Property data curator ATTOM released its first quarter 2024 U.S. Residential Property Mortgage Origination Report, which showed 1.28 million mortgages secured by residential property (1 to 4 units) were issued during the first quarter.
That represents a 6.8 percent decline from the previous quarter. The drop-off marked the 11th in the last 12 quarters, to the lowest level since 2000.
The latest decline left total residential lending activity down 4.8 percent from a year earlier and down 69.3 percent from a high point hit in 2021. It came amid another period of rising mortgage interest rates and elevated home prices unaffordable to significant portions of households, on top of low supplies of homes for sale.
“There is reason to hope that we will see something of a turnaround when second-quarter data comes in, given the jump in lending activity that happened during the peak homebuying season of 2023,” ATTOM CEO Rob Barber said in a release. “But with little sign that interest rates are coming down, which could fire up refinance and HELOC lending, or that supplies of homes for sale are going up, any increase is likely to be limited.”
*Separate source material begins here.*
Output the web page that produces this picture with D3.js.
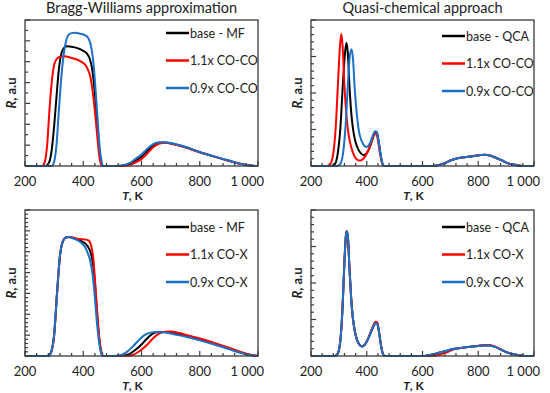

Ongoing decreases in lending activity during the first quarter resulted from losses in all major categories of residential lending, according to the report. Purchase-loan activity went down another 9.9 percent quarterly, to about 565,000, while refinance deals dipped downward by 1.9 percent, to 491,000. Home-equity credit lines slipped 9 percent, to 222,000.
Measured monetarily, lenders issued $405.6 billion worth of residential mortgages in the first quarter. That was down 4.8 percent from the fourth quarter of 2023 and 4.5 percent from the first quarter of last year, ATTOM added.
The varying paces of change among different loan types helped reduce the portion of all residential mortgages represented by purchase lending for the third straight quarter while pushing the refinance component upward. Still, purchase loans were the most common form of mortgages around the U.S. in early 2024, comprising more than 40 percent, followed by refinance packages and home-equity lending.
Home-mortgage lending took another hit in the early months of 2024 as average interest rates for 30-year fixed loans rose close to 7 percent (it has since increased). That continued to push up home ownership costs at a time when near-record home prices in most of the country already were unaffordable, or a significant financial stretch, for average wage earners. Purchase lending was further eroded amid counts of homes for sale that were less than half the levels seen five years ago.